The pipeline has been a controversial conversation topic for multiple reasons including legal challenges of the permits along with litigation risks. The risks could potentially create uncertainty with investigating, overall cost, and scheduling.
Kunze said he is amazed where he and his clients stand today.
“They’ve spent billions of dollars and had no project. They had millions of dollars taking people’s properties, and did not have a project to take it for. This is an example of them moving too fast and taking property without proper approvals,” he said.
The legal challenges and lawsuits associated with the permits are presenting issues and as a result, “the project cost has increased to $8 billion from the original estimate of $4.5 to $5 billion. In addition, the most recent public estimate of commercial in-service in early 2022 represents a nearly three-and-a-half-year delay with uncertainty remaining,” according to the statement.
“We regret that we will be unable to complete the Atlantic Coast Pipeline. For almost six years we have worked diligently and invested billions of dollars to complete the project and deliver the much-needed infrastructure to our customers and communities,” Dominion Energy and Duke Energy officials wrote in a joint statement Sunday.
Both of the companies plan to continue aggressively pursuing methods of energy efficiency and sustainability.
You could tell where the pipeline would have run past the entrance to Wintergreen Resort by the hundreds of cut-down trees.
“I was sitting at home, and I heard a fellow resident of Wintergreen call me ‘Hey, they are not going to do the pipeline. We won.’ And I felt great,” said Bob Wilson, who owns a home at the top of the Wintergreen Resort.
“They were going to build this pipeline where it was [the] only way in and out to the Wintergreen Resort. If there had been a disaster it would’ve been a disaster of monumental proportion.”

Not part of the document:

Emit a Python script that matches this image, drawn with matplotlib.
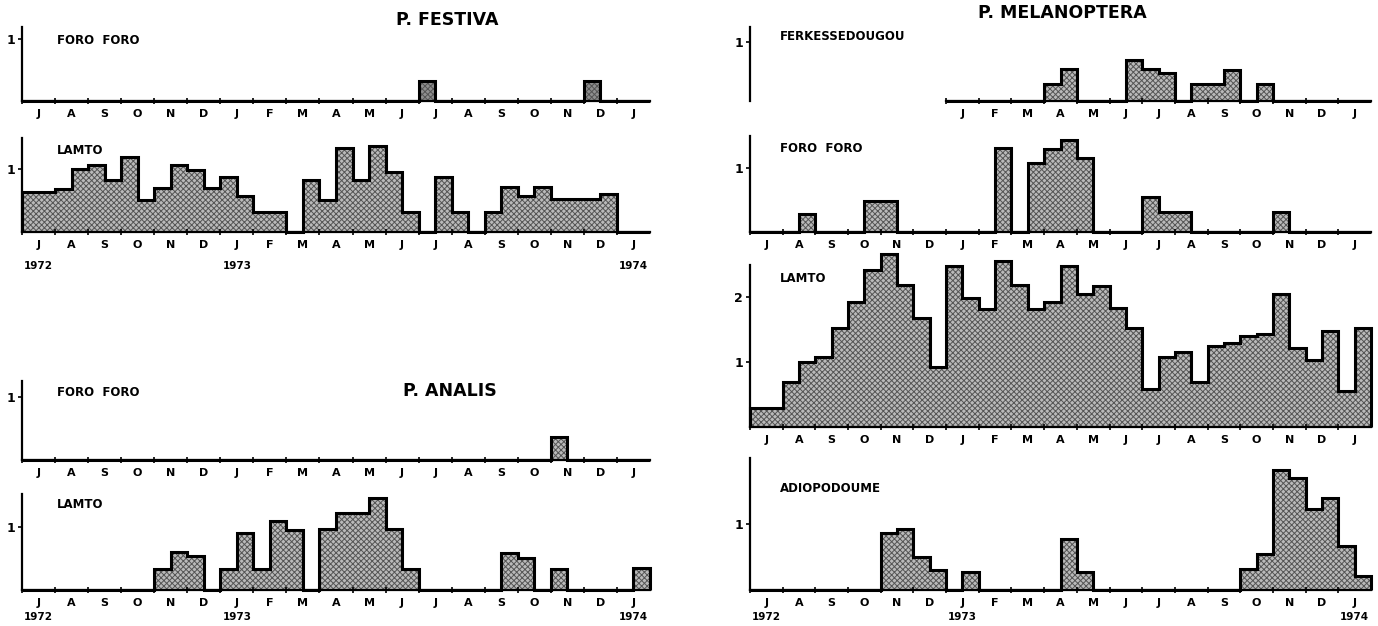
import numpy as np
import matplotlib
matplotlib.use('Agg')
import matplotlib.pyplot as plt

plt.rcParams['font.family'] = ['DejaVu Sans']
plt.rcParams['hatch.linewidth'] = 0.7

# half-month slots, July 1972 .. January 1974 (38 slots)
months = ['J', 'A', 'S', 'O', 'N', 'D', 'J', 'F', 'M', 'A', 'M', 'J',
          'J', 'A', 'S', 'O', 'N', 'D', 'J']
years = ['1972', '1973', '1974']
year_months = [0, 6, 18]

festiva_foro = [0, 0, 0, 0, 0, 0, 0, 0, 0, 0, 0, 0, 0, 0, 0, 0, 0, 0, 0,
                0, 0, 0, 0, 0, 0.32, 0, 0, 0, 0, 0, 0, 0, 0, 0, 0.32, 0, 0, 0]
festiva_lamto = [0.64, 0.64, 0.69, 1.0, 1.06, 0.82, 1.19, 0.5, 0.7, 1.06,
                 0.98, 0.7, 0.88, 0.57, 0.32, 0.32, 0, 0.83, 0.5, 1.34,
                 0.82, 1.37, 0.96, 0.32, 0, 0.88, 0.32, 0, 0.32, 0.71,
                 0.57, 0.71, 0.52, 0.52, 0.52, 0.6, 0, 0]
analis_foro = [0, 0, 0, 0, 0, 0, 0, 0, 0, 0, 0, 0, 0, 0, 0, 0, 0, 0, 0,
               0, 0, 0, 0, 0, 0, 0, 0, 0, 0, 0, 0, 0, 0.36, 0, 0, 0, 0, 0]
analis_lamto = [0, 0, 0, 0, 0, 0, 0, 0, 0.33, 0.6, 0.54, 0, 0.33, 0.9,
                0.34, 1.09, 0.96, 0, 0.97, 1.23, 1.23, 1.46, 0.97, 0.33,
                0, 0, 0, 0, 0, 0.59, 0.51, 0, 0.34, 0, 0, 0, 0, 0.35]
# Ferkessedougou starts in January 1973 (slot 12)
mel_ferke = [0, 0, 0, 0, 0, 0, 0.29, 0.55, 0, 0, 0, 0.69, 0.54, 0.47,
             0, 0.28, 0.28, 0.52, 0, 0.28, 0, 0, 0, 0, 0, 0]
mel_foro = [0, 0, 0, 0.28, 0, 0, 0, 0.49, 0.49, 0, 0, 0, 0, 0, 0, 1.31,
            0, 1.08, 1.30, 1.43, 1.15, 0, 0, 0, 0.54, 0.31, 0.31, 0, 0,
            0, 0, 0, 0.31, 0, 0, 0, 0, 0]
mel_lamto = [0.3, 0.3, 0.69, 1.0, 1.07, 1.52, 1.92, 2.41, 2.66, 2.19, 1.67,
             0.93, 2.47, 1.99, 1.81, 2.55, 2.19, 1.81, 1.92, 2.47, 2.05,
             2.17, 1.83, 1.52, 0.59, 1.08, 1.16, 0.7, 1.24, 1.3, 1.4, 1.43,
             2.05, 1.21, 1.03, 1.47, 0.55, 1.53]
mel_adio = [0, 0, 0, 0, 0, 0, 0, 0, 0.86, 0.92, 0.5, 0.31, 0, 0.27, 0, 0,
            0, 0, 0, 0.78, 0.27, 0, 0, 0, 0, 0, 0, 0, 0, 0, 0.32, 0.55,
            1.82, 1.70, 1.23, 1.39, 0.67, 0.21]

W, H = 1378, 626
fig = plt.figure(figsize=(W / 100, H / 100), dpi=100)


def panel(x0, x1, baseline, unit, ytop, vals, start=0, yticks=(1,),
          spine_top=None, dark=False):
    ax = fig.add_axes([x0 / W, 1 - baseline / H, (x1 - x0) / W, ytop * unit / H])
    edges = np.arange(start, start + len(vals) + 1) / 2
    ax.stairs(vals, edges, fill=True, facecolor='#8f8f8f' if dark else '#bababa',
              edgecolor='#555555', hatch='xxxxxx', linewidth=0)
    ax.stairs(vals, edges, color='black', linewidth=2.2, clip_on=False)
    ax.set_xlim(0, 19)
    ax.set_ylim(0, ytop)
    for s in ['top', 'right']:
        ax.spines[s].set_visible(False)
    ax.spines['left'].set_linewidth(1.6)
    ax.spines['bottom'].set_linewidth(1.6)
    ax.spines['left'].set_bounds(0, spine_top if spine_top else ytop)
    m0 = start // 2
    ax.spines['bottom'].set_bounds(m0, 19)
    ax.set_xticks(np.arange(m0, 19))
    ax.set_xticklabels([])
    ax.set_xticks(np.arange(m0, 19) + 0.5, minor=True)
    ax.set_xticklabels(months[m0:], minor=True, fontsize=8, fontweight='bold')
    ax.tick_params(axis='x', which='major', direction='inout', length=5, width=1.2)
    ax.tick_params(axis='x', which='minor', length=0, pad=6)
    ax.set_yticks(yticks)
    ax.set_yticklabels([str(t) for t in yticks], fontsize=9, fontweight='bold')
    ax.tick_params(axis='y', direction='out', length=3, width=1.2, pad=2)
    ax.patch.set_visible(False)
    return ax


def ftext(x, y, s, size=9, **kw):
    fig.text(x / W, 1 - y / H, s, fontsize=size, fontweight='bold', va='center', **kw)


lx0, lx1 = 22, 650
rx0, rx1 = 750, 1371

# left column
panel(lx0, lx1, 101, 62, 1.2, festiva_foro, dark=True)
panel(lx0, lx1, 232, 63, 1.5, festiva_lamto)
panel(lx0, lx1, 460, 63, 1.25, analis_foro)
panel(lx0, lx1, 590, 63, 1.52, analis_lamto)

# right column
panel(rx0, rx1, 101, 59, 1.25, mel_ferke, start=12)
panel(rx0, rx1, 232, 64, 1.5, mel_foro)
panel(rx0, rx1, 427, 65, 2.75, mel_lamto, yticks=(1, 2), spine_top=2.5)
panel(rx0, rx1, 590, 66, 2.0, mel_adio)

# year labels under the bottom panels
for x0, x1, ypos in [(lx0, lx1, 266), (lx0, lx1, 617), (rx0, rx1, 617)]:
    for yl, ym in zip(years, year_months):
        ftext(x0 + (ym + 0.5) * (x1 - x0) / 19, ypos, yl, size=7.5, ha='center')

ftext(447, 20, 'P. FESTIVA', size=12.5, ha='center')
ftext(450, 391, 'P. ANALIS', size=12.5, ha='center')
ftext(1062, 13, 'P. MELANOPTERA', size=12.5, ha='center')

ftext(57, 40, 'FORO  FORO', size=8.5)
ftext(57, 150, 'LAMTO', size=8.5)
ftext(57, 393, 'FORO  FORO', size=8.5)
ftext(57, 504, 'LAMTO', size=8.5)
ftext(780, 36, 'FERKESSEDOUGOU', size=8.5)
ftext(780, 148, 'FORO  FORO', size=8.5)
ftext(780, 278, 'LAMTO', size=8.5)
ftext(780, 489, 'ADIOPODOUME', size=8.5)

fig.savefig('out.png', dpi=100)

Wilson feared natural gas line explosions. It cost him peace of mind.
“The property values went down tremendously — if you could find a buyer. Most people realize when that pipeline goes in, it’s going to be a hazardous thing. You could have an accident at any time.”
Kunze says the decision impacts tens of thousands of people through three states.
“As a private property owner up in Wintergreen, they are no longer going to have the impact of this pipeline on their private property, and that is for all the people across Virginia who would’ve been impacted by this pipeline,” Kunze said.
Wilson likes a tough permitting process.
“I think the permitting process and the environmental studies are a good thing in that regard. I think the eminent domain process is a bad thing, and I believe eminent domain is a legal term for legalized theft,” Wilson said.
It is clear the environmental permit process and the uncertainty of it weighed heavily in the decision to end the project.
“I think the courts are showing there wasn’t as much review and oversight of these type of things, and now I think, going forward, this shows they have to comply with all the requirements. They have to make sure they have those permits in place before moving ahead and forcing people to give up their property.”
As the cancellation of the pipeline was announced, Dominion Energy officials then announced the sale of the company’s gas pipeline operations to Investor Warren Buffett for $9.7 billion.
An email to Buffett’s Berkshire Hathaway was not returned asking the future of any natural gas pipeline. Wilson added,
“It is amazing they backed off. Mr. Buffett is a genius businessman, and he’s supposedly very ethical and very moral. I just hope he doesn’t try to do the pipeline, but if he does, and I don’t think he will, we’re going to fight just as hard against him as we did against the others.”
This isn’t the first time Wilson won an eminent domain case. In 2014, a court ruled Norfolk Redevelopment Housing Authority could not take his business, Central Radio, just to hand the land over to Old Dominion University.